Your task is to repeat the lines from the line with "Write a Python" to the line with "ax = fig.add_axes([0.109, 0.1945, 0.876, 0.7625])", both ends included, and nothing else. Pictures stay out of the copy.

Source code of charts
⟨

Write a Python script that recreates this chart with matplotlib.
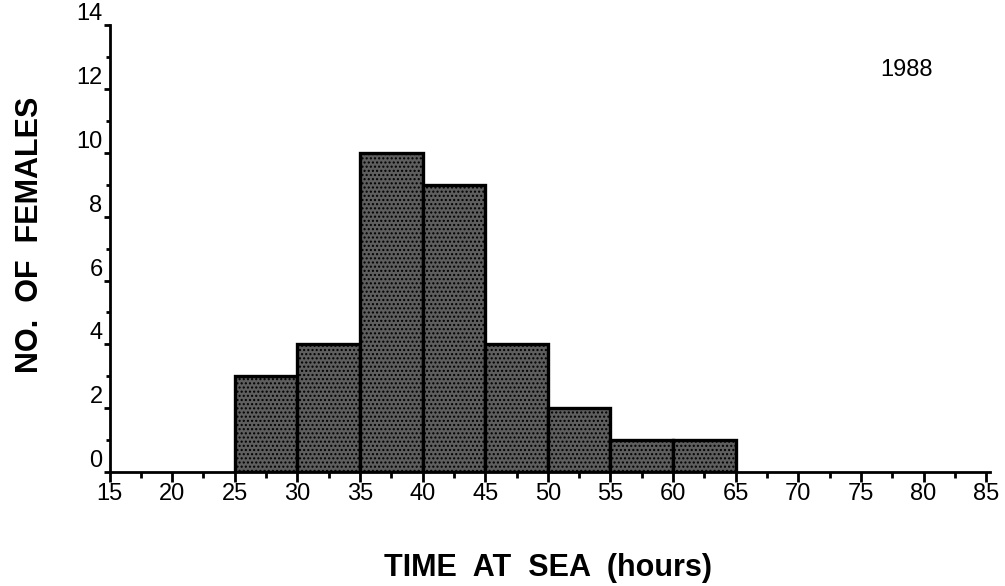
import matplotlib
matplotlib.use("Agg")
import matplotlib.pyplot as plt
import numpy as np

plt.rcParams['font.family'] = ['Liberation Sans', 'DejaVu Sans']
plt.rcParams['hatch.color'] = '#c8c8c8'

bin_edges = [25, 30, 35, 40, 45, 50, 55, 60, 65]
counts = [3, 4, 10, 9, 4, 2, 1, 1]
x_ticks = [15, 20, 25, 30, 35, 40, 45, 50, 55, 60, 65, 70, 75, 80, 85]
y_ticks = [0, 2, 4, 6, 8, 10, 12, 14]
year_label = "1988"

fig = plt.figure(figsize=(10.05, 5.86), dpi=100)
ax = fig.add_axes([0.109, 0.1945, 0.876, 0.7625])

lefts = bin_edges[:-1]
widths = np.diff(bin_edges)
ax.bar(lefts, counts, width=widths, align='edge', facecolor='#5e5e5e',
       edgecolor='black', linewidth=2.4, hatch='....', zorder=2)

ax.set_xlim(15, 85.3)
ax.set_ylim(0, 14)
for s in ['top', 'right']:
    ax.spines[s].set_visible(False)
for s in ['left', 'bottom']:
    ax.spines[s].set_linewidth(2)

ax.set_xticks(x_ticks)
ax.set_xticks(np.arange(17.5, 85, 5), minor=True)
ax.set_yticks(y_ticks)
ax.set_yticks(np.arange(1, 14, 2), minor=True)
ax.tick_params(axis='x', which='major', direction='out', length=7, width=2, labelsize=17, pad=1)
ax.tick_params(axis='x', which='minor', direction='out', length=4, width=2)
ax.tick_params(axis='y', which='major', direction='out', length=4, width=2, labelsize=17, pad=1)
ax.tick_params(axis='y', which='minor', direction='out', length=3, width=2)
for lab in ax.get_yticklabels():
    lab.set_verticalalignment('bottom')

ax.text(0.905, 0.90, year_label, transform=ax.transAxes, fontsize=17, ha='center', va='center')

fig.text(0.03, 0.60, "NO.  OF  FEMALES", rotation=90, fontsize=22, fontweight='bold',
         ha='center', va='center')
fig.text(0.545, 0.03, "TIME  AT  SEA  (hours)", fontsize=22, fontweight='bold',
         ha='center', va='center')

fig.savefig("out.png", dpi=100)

⟩
⟨

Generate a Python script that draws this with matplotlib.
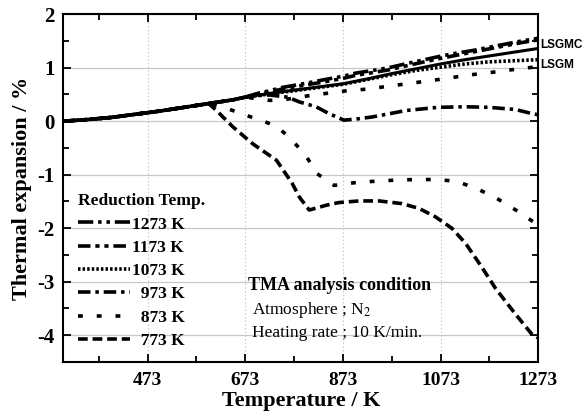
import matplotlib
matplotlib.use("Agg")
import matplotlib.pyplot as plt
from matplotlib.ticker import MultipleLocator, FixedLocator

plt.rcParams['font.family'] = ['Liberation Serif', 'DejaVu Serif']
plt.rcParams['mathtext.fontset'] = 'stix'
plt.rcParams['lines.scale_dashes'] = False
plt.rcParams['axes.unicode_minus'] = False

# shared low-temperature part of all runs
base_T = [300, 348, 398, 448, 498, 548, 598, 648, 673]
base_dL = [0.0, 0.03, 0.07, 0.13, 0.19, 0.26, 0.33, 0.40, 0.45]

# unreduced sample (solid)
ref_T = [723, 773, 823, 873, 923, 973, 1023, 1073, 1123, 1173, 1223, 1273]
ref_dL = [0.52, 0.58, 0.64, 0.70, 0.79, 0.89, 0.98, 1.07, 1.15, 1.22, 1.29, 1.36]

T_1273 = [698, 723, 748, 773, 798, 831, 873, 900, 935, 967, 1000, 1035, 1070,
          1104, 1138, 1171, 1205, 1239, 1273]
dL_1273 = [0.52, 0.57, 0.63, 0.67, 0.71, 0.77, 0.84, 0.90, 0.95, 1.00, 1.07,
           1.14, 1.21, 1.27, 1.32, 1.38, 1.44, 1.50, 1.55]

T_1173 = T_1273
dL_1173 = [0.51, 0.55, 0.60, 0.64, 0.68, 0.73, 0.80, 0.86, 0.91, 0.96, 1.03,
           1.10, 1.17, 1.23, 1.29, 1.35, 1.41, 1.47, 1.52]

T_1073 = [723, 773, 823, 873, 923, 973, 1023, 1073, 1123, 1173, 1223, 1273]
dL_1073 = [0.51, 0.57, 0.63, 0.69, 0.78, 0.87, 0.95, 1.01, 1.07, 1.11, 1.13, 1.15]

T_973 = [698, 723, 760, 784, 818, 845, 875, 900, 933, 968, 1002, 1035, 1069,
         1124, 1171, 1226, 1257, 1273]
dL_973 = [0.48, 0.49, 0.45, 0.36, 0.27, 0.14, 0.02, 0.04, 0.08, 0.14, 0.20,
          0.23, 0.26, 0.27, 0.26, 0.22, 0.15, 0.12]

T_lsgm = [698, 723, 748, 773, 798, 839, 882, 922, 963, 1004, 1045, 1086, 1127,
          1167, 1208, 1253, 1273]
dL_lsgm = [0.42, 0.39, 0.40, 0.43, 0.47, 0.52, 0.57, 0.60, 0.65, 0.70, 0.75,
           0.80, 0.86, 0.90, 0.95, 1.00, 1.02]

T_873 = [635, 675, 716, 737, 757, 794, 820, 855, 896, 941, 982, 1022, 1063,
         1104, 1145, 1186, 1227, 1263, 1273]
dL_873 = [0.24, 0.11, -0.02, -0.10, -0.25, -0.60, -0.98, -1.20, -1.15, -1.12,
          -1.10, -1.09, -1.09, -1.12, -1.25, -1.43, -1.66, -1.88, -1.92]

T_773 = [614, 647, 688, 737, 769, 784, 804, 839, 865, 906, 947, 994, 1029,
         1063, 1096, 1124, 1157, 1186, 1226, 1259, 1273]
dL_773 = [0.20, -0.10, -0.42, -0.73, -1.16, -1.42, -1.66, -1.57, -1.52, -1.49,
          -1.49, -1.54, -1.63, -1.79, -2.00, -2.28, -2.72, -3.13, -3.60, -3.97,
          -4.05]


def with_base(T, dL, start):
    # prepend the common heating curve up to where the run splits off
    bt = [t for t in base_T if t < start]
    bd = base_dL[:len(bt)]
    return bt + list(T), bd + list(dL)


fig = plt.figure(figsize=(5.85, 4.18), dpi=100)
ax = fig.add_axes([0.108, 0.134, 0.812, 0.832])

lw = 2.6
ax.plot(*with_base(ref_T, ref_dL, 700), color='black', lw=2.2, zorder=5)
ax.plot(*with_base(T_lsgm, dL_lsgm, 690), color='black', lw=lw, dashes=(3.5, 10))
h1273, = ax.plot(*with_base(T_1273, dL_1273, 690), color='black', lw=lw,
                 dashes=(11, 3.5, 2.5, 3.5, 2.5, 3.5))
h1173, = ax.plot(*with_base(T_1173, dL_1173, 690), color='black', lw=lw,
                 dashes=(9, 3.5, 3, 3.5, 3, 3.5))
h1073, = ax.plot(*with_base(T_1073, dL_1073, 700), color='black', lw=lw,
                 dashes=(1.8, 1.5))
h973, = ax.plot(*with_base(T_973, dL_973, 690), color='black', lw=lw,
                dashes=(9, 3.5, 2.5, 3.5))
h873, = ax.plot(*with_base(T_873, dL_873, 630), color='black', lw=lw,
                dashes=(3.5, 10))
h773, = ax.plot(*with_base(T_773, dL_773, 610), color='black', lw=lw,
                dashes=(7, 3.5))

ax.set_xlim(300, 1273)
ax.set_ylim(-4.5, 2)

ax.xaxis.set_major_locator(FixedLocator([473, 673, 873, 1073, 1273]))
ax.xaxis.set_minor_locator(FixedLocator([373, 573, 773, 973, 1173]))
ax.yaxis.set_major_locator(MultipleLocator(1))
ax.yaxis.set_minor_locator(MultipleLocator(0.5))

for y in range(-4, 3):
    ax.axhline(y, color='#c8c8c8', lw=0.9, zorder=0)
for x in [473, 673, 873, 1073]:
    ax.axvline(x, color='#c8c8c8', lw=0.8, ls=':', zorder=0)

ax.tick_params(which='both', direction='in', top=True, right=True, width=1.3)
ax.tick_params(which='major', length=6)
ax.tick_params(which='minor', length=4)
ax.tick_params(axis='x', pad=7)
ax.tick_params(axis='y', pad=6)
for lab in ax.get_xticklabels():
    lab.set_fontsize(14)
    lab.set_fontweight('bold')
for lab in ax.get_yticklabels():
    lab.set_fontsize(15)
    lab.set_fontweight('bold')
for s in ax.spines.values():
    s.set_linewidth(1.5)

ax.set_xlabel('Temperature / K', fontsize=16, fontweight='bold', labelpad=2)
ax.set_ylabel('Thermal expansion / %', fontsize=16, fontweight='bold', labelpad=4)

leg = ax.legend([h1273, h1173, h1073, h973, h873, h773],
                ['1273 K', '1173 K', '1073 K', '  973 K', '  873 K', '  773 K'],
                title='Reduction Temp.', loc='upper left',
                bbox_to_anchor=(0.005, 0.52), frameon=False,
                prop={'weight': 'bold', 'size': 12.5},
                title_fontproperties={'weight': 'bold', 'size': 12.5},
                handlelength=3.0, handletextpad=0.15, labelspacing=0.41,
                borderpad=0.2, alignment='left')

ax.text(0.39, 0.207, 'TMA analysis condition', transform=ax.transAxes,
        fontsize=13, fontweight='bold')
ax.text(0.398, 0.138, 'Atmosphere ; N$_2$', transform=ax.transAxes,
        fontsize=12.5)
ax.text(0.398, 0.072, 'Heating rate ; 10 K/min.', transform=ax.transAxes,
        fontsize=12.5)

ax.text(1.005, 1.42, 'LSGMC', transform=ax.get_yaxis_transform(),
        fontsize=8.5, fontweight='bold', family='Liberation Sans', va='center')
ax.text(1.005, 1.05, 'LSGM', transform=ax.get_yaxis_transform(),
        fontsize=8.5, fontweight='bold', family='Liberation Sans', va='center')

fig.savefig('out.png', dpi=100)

⟩
⟨

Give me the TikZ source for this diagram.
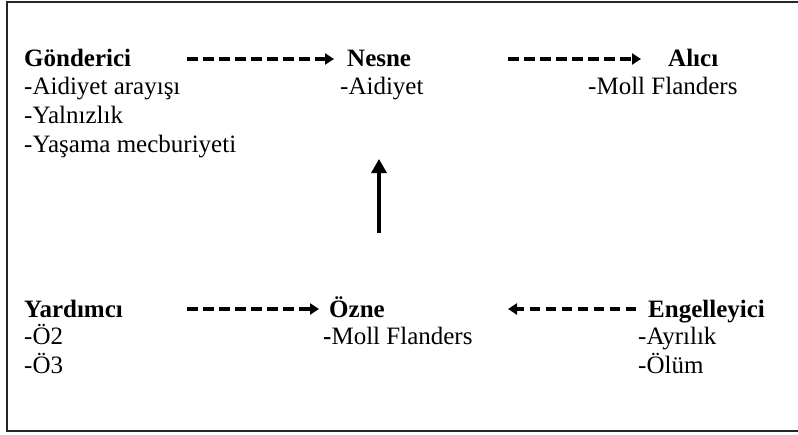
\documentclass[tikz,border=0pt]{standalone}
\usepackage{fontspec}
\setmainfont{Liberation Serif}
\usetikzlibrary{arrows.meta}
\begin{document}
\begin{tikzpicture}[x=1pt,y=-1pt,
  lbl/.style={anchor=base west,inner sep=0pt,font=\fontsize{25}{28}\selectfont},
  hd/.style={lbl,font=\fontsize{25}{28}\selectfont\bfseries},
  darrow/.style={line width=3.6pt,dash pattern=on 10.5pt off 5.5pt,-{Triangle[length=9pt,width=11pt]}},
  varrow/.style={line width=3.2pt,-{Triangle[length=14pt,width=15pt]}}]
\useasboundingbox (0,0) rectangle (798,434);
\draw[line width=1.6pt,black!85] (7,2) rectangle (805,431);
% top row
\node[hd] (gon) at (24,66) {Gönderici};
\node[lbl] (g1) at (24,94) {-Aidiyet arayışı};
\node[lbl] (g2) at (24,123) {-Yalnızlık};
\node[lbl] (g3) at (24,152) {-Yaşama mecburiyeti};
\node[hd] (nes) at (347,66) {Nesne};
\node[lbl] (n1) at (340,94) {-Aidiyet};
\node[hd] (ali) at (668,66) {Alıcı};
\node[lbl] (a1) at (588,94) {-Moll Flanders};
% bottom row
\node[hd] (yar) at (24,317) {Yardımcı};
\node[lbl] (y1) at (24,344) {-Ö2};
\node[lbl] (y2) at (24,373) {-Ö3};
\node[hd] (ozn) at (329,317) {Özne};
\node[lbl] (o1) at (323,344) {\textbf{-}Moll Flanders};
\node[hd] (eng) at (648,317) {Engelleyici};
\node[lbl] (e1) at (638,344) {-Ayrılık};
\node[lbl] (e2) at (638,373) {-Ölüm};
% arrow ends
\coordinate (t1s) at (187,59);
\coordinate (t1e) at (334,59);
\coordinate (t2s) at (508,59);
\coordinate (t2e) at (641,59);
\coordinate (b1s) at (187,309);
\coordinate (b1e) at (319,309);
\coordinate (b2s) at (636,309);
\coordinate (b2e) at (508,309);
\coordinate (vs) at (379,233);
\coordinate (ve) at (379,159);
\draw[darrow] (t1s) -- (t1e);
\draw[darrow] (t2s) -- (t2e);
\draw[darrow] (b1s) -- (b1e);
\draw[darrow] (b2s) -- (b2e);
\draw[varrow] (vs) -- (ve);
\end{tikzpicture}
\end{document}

⟩

* Full answer *
Write a Python script that recreates this chart with matplotlib.
import matplotlib
matplotlib.use("Agg")
import matplotlib.pyplot as plt
import numpy as np

plt.rcParams['font.family'] = ['Liberation Sans', 'DejaVu Sans']
plt.rcParams['hatch.color'] = '#c8c8c8'

bin_edges = [25, 30, 35, 40, 45, 50, 55, 60, 65]
counts = [3, 4, 10, 9, 4, 2, 1, 1]
x_ticks = [15, 20, 25, 30, 35, 40, 45, 50, 55, 60, 65, 70, 75, 80, 85]
y_ticks = [0, 2, 4, 6, 8, 10, 12, 14]
year_label = "1988"

fig = plt.figure(figsize=(10.05, 5.86), dpi=100)
ax = fig.add_axes([0.109, 0.1945, 0.876, 0.7625])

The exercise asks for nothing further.